SET TASK:
Your copy should hold exactly the lines from the one containing "Clone this chart in Plotly.js." to the one containing "Exrtacted of survey", inclusive, with no pictures.

DATA:
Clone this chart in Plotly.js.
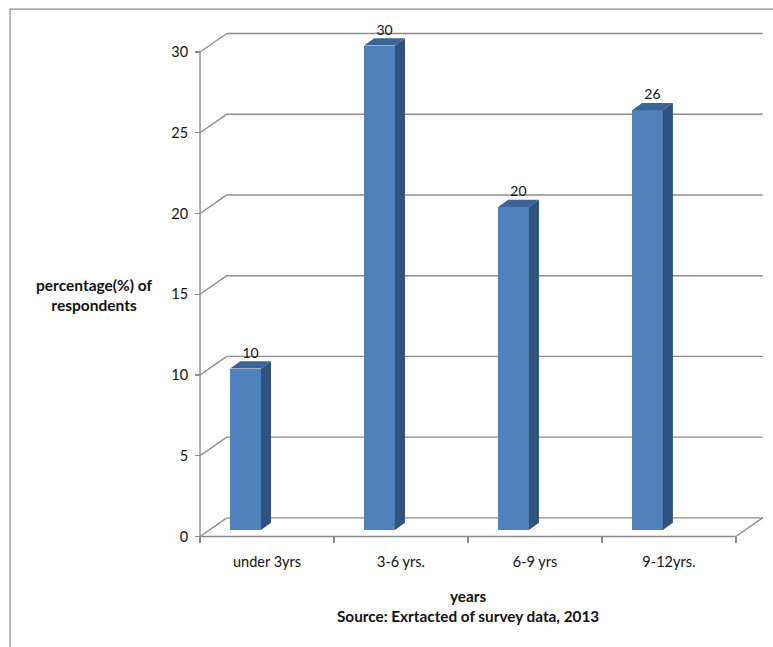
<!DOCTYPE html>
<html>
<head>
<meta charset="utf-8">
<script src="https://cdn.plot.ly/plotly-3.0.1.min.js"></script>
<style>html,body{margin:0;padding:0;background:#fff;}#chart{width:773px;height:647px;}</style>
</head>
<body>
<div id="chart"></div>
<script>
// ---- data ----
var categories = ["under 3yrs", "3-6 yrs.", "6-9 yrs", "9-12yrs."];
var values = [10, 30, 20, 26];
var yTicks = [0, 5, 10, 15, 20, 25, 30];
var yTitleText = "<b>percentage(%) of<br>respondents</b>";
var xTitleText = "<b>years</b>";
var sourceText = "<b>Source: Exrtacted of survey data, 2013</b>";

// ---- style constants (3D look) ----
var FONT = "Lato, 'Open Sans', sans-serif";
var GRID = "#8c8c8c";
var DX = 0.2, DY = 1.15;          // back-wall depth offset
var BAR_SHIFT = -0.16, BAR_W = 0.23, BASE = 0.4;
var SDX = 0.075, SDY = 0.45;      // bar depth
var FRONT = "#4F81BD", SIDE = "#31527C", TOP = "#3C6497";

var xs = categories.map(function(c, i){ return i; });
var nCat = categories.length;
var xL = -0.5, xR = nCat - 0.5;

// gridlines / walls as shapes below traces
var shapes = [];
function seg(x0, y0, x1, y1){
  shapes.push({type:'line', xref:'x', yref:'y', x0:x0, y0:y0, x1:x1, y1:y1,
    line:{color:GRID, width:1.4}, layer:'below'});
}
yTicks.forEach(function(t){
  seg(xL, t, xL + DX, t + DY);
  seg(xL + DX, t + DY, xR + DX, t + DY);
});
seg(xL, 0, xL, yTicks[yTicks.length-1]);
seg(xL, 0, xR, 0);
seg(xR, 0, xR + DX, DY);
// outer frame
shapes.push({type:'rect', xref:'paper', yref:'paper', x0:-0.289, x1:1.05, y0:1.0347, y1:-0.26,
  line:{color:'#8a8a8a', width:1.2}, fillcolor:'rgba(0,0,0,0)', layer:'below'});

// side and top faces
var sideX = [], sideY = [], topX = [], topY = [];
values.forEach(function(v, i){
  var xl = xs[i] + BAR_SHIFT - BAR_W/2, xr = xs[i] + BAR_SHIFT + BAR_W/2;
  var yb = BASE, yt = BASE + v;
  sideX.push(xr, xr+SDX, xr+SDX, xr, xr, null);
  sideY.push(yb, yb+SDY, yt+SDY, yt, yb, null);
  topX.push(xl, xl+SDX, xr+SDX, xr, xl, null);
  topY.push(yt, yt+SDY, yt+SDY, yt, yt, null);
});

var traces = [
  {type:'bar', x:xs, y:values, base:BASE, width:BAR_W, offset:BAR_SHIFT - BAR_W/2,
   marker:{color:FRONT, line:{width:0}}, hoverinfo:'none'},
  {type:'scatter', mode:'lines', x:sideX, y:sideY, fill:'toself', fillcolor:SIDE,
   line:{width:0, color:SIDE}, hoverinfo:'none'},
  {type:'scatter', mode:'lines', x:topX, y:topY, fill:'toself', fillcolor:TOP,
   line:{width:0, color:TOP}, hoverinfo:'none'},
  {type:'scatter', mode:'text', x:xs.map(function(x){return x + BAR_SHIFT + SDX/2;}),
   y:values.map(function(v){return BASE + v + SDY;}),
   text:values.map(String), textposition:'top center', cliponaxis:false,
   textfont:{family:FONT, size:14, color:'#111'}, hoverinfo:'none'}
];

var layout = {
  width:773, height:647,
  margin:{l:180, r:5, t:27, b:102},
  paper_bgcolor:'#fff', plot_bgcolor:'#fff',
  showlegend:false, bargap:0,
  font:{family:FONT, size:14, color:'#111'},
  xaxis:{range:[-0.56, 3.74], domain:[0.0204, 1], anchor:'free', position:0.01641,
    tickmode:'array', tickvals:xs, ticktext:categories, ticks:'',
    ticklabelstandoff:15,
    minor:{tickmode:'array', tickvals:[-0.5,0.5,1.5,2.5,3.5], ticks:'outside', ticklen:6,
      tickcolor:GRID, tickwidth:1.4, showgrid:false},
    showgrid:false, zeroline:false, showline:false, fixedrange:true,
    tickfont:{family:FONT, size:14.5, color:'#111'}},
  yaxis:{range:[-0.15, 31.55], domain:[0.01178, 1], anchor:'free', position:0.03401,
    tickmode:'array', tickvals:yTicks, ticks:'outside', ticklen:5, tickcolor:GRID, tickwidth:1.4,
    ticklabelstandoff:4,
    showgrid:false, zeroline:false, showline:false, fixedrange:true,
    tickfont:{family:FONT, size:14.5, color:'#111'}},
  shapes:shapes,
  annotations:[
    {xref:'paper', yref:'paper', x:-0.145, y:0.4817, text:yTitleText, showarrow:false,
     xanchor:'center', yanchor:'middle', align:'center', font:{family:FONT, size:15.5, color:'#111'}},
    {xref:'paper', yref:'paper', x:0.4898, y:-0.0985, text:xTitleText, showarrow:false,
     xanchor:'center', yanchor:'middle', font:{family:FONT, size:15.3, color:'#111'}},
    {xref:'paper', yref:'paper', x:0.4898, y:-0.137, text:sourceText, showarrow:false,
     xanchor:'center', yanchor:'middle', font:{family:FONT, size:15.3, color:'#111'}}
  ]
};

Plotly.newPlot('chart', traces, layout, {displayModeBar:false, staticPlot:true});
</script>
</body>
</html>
==
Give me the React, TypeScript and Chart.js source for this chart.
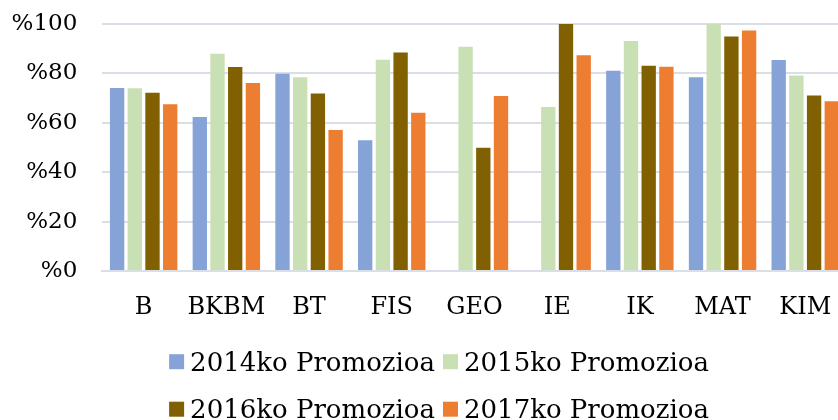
...
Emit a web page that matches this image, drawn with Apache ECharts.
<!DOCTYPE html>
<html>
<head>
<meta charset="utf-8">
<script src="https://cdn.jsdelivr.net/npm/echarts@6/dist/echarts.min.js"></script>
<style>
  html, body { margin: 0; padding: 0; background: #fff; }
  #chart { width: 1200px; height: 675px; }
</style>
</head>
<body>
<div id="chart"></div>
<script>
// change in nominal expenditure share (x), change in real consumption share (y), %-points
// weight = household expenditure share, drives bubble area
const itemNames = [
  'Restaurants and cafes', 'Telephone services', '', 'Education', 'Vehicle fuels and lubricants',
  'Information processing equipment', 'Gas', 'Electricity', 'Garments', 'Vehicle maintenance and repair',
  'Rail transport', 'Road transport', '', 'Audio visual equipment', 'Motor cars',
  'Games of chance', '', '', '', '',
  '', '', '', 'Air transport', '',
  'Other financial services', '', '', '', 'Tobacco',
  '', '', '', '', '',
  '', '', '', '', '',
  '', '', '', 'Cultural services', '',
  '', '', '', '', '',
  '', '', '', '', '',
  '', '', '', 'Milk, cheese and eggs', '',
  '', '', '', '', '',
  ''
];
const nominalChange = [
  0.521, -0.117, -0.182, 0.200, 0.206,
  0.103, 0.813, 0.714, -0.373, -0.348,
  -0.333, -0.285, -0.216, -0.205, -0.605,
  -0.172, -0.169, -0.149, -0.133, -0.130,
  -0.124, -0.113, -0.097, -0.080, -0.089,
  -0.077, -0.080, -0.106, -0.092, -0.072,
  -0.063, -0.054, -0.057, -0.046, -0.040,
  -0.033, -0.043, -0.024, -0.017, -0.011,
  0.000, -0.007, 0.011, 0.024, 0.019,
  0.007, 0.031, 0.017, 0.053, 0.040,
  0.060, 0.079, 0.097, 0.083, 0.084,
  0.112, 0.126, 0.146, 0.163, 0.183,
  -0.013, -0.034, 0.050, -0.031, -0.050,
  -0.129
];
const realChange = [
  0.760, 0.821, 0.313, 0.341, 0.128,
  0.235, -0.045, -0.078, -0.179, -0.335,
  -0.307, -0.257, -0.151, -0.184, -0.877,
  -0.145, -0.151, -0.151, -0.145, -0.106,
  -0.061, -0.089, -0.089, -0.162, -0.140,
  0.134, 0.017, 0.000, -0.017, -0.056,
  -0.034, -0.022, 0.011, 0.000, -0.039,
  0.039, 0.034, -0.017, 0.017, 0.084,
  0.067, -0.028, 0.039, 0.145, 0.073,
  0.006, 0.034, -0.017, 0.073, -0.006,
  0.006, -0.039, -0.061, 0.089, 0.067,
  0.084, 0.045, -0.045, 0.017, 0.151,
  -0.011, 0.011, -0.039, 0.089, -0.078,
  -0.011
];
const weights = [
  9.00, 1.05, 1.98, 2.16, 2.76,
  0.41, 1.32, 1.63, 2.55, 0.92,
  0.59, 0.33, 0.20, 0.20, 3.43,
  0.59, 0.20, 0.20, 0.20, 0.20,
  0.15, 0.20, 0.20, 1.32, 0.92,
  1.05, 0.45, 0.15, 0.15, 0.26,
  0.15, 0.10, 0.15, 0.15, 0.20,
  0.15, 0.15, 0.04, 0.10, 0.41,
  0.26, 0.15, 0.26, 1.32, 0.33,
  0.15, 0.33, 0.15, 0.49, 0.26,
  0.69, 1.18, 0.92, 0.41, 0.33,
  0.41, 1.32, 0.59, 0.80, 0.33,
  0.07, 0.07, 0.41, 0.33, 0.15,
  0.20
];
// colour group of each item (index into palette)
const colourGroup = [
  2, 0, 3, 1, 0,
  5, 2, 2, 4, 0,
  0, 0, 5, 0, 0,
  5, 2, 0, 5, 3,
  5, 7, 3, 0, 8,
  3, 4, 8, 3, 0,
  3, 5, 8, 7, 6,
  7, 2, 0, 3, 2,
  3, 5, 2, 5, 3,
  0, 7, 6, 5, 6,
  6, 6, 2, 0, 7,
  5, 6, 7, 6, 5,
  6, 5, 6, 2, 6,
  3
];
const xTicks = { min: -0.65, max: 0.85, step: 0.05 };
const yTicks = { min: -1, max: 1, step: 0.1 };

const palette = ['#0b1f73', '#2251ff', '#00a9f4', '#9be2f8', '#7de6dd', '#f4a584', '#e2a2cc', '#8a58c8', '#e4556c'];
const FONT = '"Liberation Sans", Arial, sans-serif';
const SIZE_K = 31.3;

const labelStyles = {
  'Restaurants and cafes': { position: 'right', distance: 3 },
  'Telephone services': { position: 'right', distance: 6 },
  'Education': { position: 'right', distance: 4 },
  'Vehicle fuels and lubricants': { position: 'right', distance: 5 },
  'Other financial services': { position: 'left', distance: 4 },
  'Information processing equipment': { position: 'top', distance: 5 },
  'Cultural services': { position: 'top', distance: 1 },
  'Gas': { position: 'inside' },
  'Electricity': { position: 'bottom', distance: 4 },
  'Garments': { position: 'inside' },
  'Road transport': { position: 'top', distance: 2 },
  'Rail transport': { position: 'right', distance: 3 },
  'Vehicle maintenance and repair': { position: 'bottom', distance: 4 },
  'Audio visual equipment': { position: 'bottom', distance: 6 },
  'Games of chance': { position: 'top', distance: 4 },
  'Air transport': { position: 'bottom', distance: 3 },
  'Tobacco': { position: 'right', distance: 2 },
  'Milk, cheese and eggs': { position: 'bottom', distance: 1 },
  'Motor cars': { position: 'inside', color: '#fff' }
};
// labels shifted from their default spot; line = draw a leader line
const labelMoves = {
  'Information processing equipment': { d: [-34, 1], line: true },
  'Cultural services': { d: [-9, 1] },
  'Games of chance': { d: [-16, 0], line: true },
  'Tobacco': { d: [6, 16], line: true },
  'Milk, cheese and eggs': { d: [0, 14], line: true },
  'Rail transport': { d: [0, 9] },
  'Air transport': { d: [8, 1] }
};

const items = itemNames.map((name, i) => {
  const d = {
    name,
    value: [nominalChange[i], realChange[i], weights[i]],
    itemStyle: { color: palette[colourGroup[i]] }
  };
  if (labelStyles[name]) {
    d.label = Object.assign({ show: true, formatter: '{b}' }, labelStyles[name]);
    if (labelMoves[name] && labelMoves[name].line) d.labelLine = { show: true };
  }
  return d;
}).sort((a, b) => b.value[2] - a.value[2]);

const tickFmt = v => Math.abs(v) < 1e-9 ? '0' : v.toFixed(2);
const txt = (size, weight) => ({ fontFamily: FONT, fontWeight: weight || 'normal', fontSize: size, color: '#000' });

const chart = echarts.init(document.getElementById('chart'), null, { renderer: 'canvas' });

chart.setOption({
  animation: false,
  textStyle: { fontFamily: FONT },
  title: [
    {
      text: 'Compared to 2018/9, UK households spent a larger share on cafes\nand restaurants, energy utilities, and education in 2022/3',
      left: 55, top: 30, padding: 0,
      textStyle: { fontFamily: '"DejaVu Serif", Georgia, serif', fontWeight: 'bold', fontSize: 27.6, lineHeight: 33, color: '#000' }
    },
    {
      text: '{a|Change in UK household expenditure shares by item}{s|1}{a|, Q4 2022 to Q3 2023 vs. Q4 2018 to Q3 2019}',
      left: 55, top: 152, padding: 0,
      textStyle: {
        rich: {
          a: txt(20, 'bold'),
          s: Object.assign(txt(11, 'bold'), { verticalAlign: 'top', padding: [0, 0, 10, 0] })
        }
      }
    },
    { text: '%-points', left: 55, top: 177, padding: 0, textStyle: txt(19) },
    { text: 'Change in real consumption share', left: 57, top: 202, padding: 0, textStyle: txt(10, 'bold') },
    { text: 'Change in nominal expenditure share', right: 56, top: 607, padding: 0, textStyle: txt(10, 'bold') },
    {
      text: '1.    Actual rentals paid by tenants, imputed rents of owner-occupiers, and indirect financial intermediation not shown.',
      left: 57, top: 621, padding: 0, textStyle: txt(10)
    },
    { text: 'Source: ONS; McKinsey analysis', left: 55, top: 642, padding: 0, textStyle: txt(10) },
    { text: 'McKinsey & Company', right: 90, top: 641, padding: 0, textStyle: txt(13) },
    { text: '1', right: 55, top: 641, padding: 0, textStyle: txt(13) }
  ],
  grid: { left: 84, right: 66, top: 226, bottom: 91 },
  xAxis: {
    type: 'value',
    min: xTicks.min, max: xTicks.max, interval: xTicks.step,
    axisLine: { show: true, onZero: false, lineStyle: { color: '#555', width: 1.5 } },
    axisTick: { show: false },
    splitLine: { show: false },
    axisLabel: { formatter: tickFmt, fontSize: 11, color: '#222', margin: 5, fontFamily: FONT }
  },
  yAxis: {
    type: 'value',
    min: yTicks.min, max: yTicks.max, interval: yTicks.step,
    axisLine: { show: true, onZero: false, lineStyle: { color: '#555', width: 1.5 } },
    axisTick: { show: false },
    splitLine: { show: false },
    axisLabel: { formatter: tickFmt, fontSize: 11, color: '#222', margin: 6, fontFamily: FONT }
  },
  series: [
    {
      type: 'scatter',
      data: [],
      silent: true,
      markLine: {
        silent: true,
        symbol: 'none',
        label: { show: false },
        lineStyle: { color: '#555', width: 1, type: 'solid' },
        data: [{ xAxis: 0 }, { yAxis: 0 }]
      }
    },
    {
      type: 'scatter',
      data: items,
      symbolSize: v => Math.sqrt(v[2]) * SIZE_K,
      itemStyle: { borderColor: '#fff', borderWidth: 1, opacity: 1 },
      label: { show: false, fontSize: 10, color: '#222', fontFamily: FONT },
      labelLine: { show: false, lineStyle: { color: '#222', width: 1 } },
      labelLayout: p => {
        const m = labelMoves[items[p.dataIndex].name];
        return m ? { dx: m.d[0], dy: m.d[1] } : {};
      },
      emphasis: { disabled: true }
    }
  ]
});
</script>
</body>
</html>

FULL ANSWER:
Clone this chart in Plotly.js.
<!DOCTYPE html>
<html>
<head>
<meta charset="utf-8">
<script src="https://cdn.plot.ly/plotly-3.0.1.min.js"></script>
<style>html,body{margin:0;padding:0;background:#fff;}#chart{width:773px;height:647px;}</style>
</head>
<body>
<div id="chart"></div>
<script>
// ---- data ----
var categories = ["under 3yrs", "3-6 yrs.", "6-9 yrs", "9-12yrs."];
var values = [10, 30, 20, 26];
var yTicks = [0, 5, 10, 15, 20, 25, 30];
var yTitleText = "<b>percentage(%) of<br>respondents</b>";
var xTitleText = "<b>years</b>";
var sourceText = "<b>Source: Exrtacted of survey data, 2013</b>";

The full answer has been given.